As businesses grow, change, and evolve, they show wear. The systems and processes that once worked flawlessly to serve 2,000 customer start to burst at the seams when you reach 20,000 or 2,000,000.
The evolving role of operations is one that requires a broad base of knowledge across many different systems–both digital and analog. It touches both conversion-rate optimization and supply chain logistics. It’s a sprawling practice.
Operations is about measuring, understanding, and prescribing changes to the core business functions. And the metrics used to measure that should reflect this.
Developing Operations KPIs
Ultimately, the role of operations is about balancing efficiency, productivity, and costs.
So using the right metrics to measure the performance of the business operations is key to understanding how these many moving parts and variables are affecting the bottom line.
Operational metrics provide both high-level direction and critical insight into the health of a company and also allow firms to better understand the impact of changes in policy, procedure, or process.
Ideally, operations leaders should look at a range of metrics that provide high-level insight about the health of the company from various perspectives.
Using multiple types of metrics allows the business to have a full picture of performance and also use the various measures as a way to pinpoint or triangulate any areas for concern.
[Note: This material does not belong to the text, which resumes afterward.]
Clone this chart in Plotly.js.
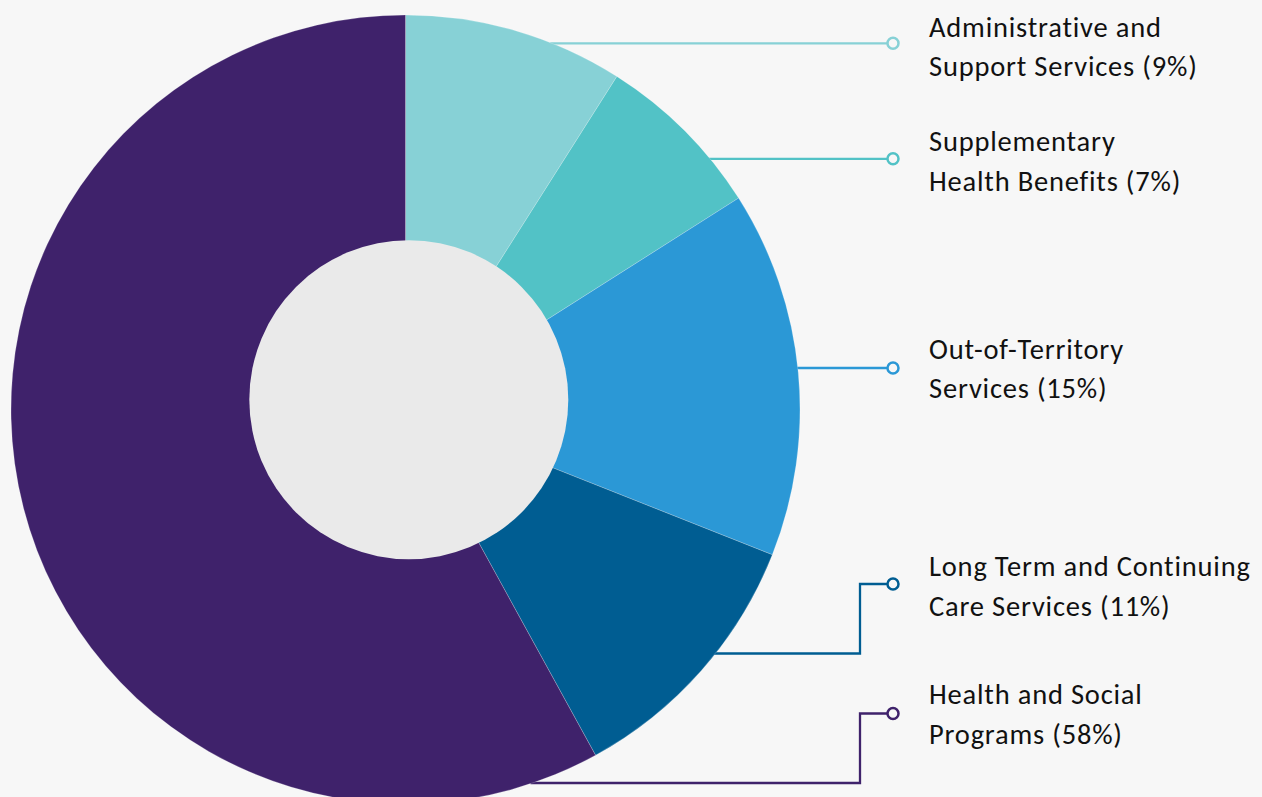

In order to develop the right metrics to measure, we must start with an understanding of what we want to know and then develop a framework for how we will measure it.
The role of your key performance indicators is not to tell you every detail about the business operations. It is to give you a high-level look at the direction the business is heading. Are the indicators moving (or staying static) as you would expect? Or are they out of whack?
Based on the answer, we only know that things are either going right or something is wrong--but we have no insight about what could be causing an issue.
We need to go deeper.
We need to look beyond the high-level numbers that indicate success or failure in order to understand and troubleshoot.
Troubleshooting Operational Metrics
While the high-level metrics make it easy for operations leaders to understand and share progress on the whole, the reality is that operations is deeply complex.
As such, behind each individual KPI are a range of factors that roll up to produce that final number. While we may view Gross Production as a high-level metric about the capacity and efficiency of business production, that figure is ultimately driven by several other metrics that determine our ability to produce goods.
In the case that operational KPIs appear to signal an issue or an opportunity for growth, it’s important to take a deeper dive into which subsequent components of that metric are involved. If there’s a production slowdown, was it caused by a bottleneck in labor? Lack of supply? Aging machinery?
Or, in a more-modern example, we could consider metrics of a company like Instacart.
As a marketplace, their ability to grow and generate revenue is measured by the number of orders completed. But, that number is limited (or driven) by both the number of users (buyers) on the platform and the number of drivers (sellers) being onboarded.
The team identified that contractor onboarding was a bottleneck and integrated the HelloWorks platform to accelerate growth by 270%.
This highlights the importance of not only setting operational KPIs, but understanding the metrics at a deep level and having an understanding for how those numbers are constructed.
It’s the role of operations to translate the heirustic KPI into a deeper understanding of problems or potential growth and then create an actionable plan for addressing problems or seizing opportunities.
In a modern world of smartphones, apps, and on-demand marketplaces, the tenets of operations management still remain. It’s fundamentally about analyzing and optimizing--we just have better tools at our disposal.